More than a single genre, “Louisiana music” denotes a family of styles whose feel is communal, dance‑forward, and deeply tied to local celebrations like Mardi Gras, trail rides, fais‑do‑dos, and second‑lines.
French, Spanish, and African presences in Louisiana created a Creole culture where European dance forms and folk songs mixed with West and Central African rhythmic practices. Military and civic brass bands, church music, and parlor song coexisted with Black social dance traditions, setting the stage for a uniquely hybrid musical life.

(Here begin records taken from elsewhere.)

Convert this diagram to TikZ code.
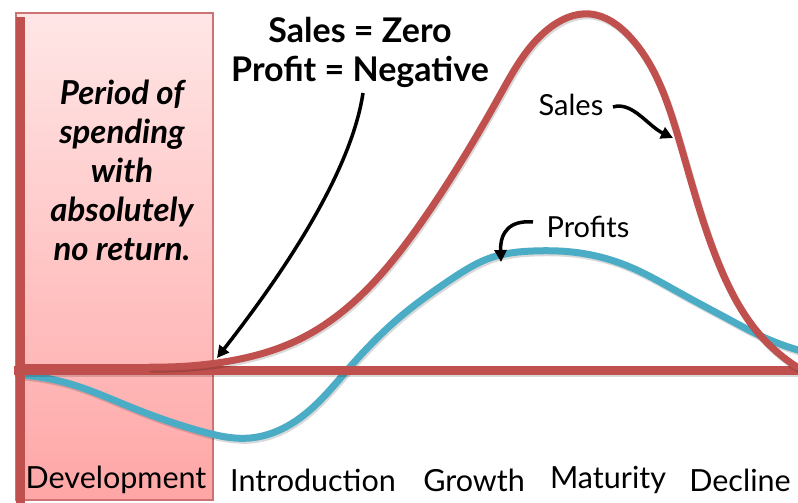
\documentclass[tikz,border=0pt]{standalone}
\usepackage{fontspec}
\setmainfont{Lato}
\usetikzlibrary{arrows.meta,hobby}
\definecolor{axred}{HTML}{C0504D}
\definecolor{profblue}{HTML}{4BACC6}
\definecolor{pinktop}{HTML}{FFE6E6}
\definecolor{pinkbot}{HTML}{FFA6A6}
\begin{document}
\begin{tikzpicture}[x=1pt,y=-1pt,
  axis/.style={axred,line width=9pt},
  salescurve/.style={axred,line width=7pt,line cap=round},
  profcurve/.style={profblue,line width=7pt,line cap=round},
  shadowline/.style={black,opacity=0.15,shift={(1.2pt,-2pt)}},
  callout/.style={black,line width=3.5pt,-{Triangle[length=12pt,width=12pt]}},
  stage/.style={font=\fontsize{30.5}{32}\selectfont,anchor=center},
  lbl/.style={font=\fontsize{29}{30}\selectfont}]
\useasboundingbox (0,0) rectangle (798,503);
\fill[white] (0,0) rectangle (798,503);
% development band
\path[draw=axred!80,line width=1.2pt,top color=pinktop,bottom color=pinkbot] (16,13) rectangle (213,500);
% profits curve
\def\profpath{(20,375) to[curve through={(67,383) (133,408) (200,431) (250,438) (300,418) (350,367) (400,317) (450,280) (493,257) (533,251) (580,253) (630,267) (680,293) (730,320) (763,337)}] (798,350)}
\draw[profcurve,shadowline] \profpath;
\draw[profcurve] \profpath;
% axes
\draw[axis,shadowline] (14,370) -- (798,370);
\draw[axis] (14,370) -- (798,370);
\draw[axis] (20,17) -- (20,503);
% sales curve
\def\salespath{(150,367) to[curve through={(217,363) (300,339) (423,220) (500,95) (547,30) (590,14) (630,37) (677,133) (720,267) (760,335)}] (797,367)}
\draw[salescurve,shadowline] \salespath;
\draw[salescurve] (22,367) -- (150,367);
\draw[salescurve] \salespath;
% texts
\node[font=\fontsize{33}{39}\selectfont\bfseries\itshape,align=center] (period) at (122,170) {Period of\\spending\\with\\absolutely\\no return.};
\node[font=\fontsize{34}{39}\selectfont\bfseries,align=center] (zero) at (360,52) {Sales = Zero\\Profit = Negative};
\node[lbl] (sales) at (571,105) {Sales};
\node[lbl] (profits) at (588,227) {Profits};
\coordinate (zerotip) at (217,358);
\coordinate (salestip) at (673,138);
\coordinate (proftip) at (501,262);
\draw[callout] (363,93) .. controls (350,180) and (270,290) .. (zerotip);
\draw[callout] (613,107) .. controls (632,101) and (648,126) .. (salestip);
\draw[callout] (533,222) .. controls (510,220) and (500,232) .. (proftip);
\node[stage] (dev) at (116,480) {Development};
\node[stage] (intro) at (313,480) {Introduction};
\node[stage] (growth) at (474,480) {Growth};
\node[stage] (mat) at (608,480) {Maturity};
\node[stage] (dec) at (740,480) {Decline};
\end{tikzpicture}
\end{document}
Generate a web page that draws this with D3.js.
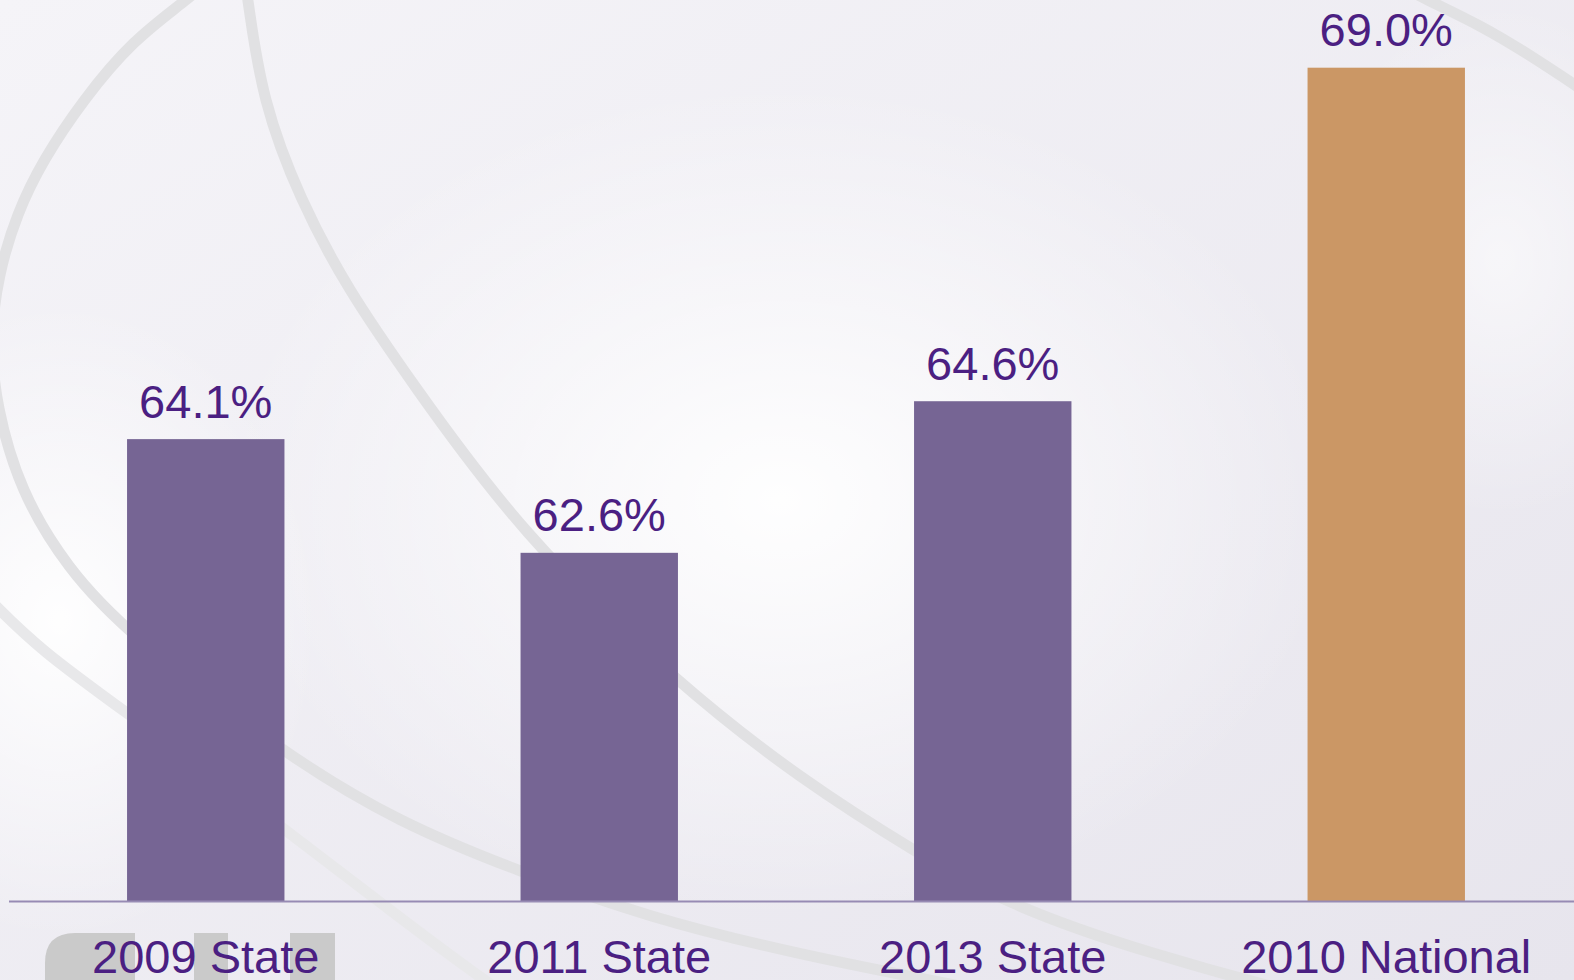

New Orleans became a crucible for early jazz, transforming ragtime and blues with polyphonic horn lines, collective improvisation, and a habanera/clave undercurrent heard in early brass bands and piano styles. This era codified second‑line rhythms attached to parades and social aid & pleasure clubs, embedding syncopation and call‑and‑response in the city’s sound.
In Acadiana, Cajun music—descended from Acadian/French folk—flourished with fiddle, accordion (later), guitar, and triangle, alternating two‑steps (2/4) and waltzes (3/4). Creole musicians fused blues and R&B with traditional dance music, leading by mid‑century to zydeco, spearheaded by Clifton Chenier, which featured button/ piano accordion, rubboard (frottoir), and driving backbeats.
Producers and writers like Dave Bartholomew and Allen Toussaint shaped a rolling, piano‑led New Orleans R&B sound (Fats Domino, Professor Longhair, Irma Thomas). Its shuffles, triplet feels, and second‑line syncopation fed directly into early rock ’n’ roll, influencing national pop, soul, and funk.
Along the bayous, swamp pop and swamp blues melded country balladry, New Orleans R&B, and South Louisiana French‑Creole sensibilities into humid, reverb‑kissed slow‑dancers and blues grooves. In New Orleans, The Meters distilled second‑line into minimalist, interlocking funk—another Louisiana export that reshaped popular music.
Cajun and zydeco enjoyed festival‑driven revivals; brass bands modernized second‑line traditions; and New Orleans hip‑hop birthed bounce—an energetic, call‑and‑response club style tied to local rhythms. Today, Louisiana music thrives as a living ecosystem, celebrated in Mardi Gras parades, fais‑do‑dos, trail rides, and venues from Lafayette to the Tremé.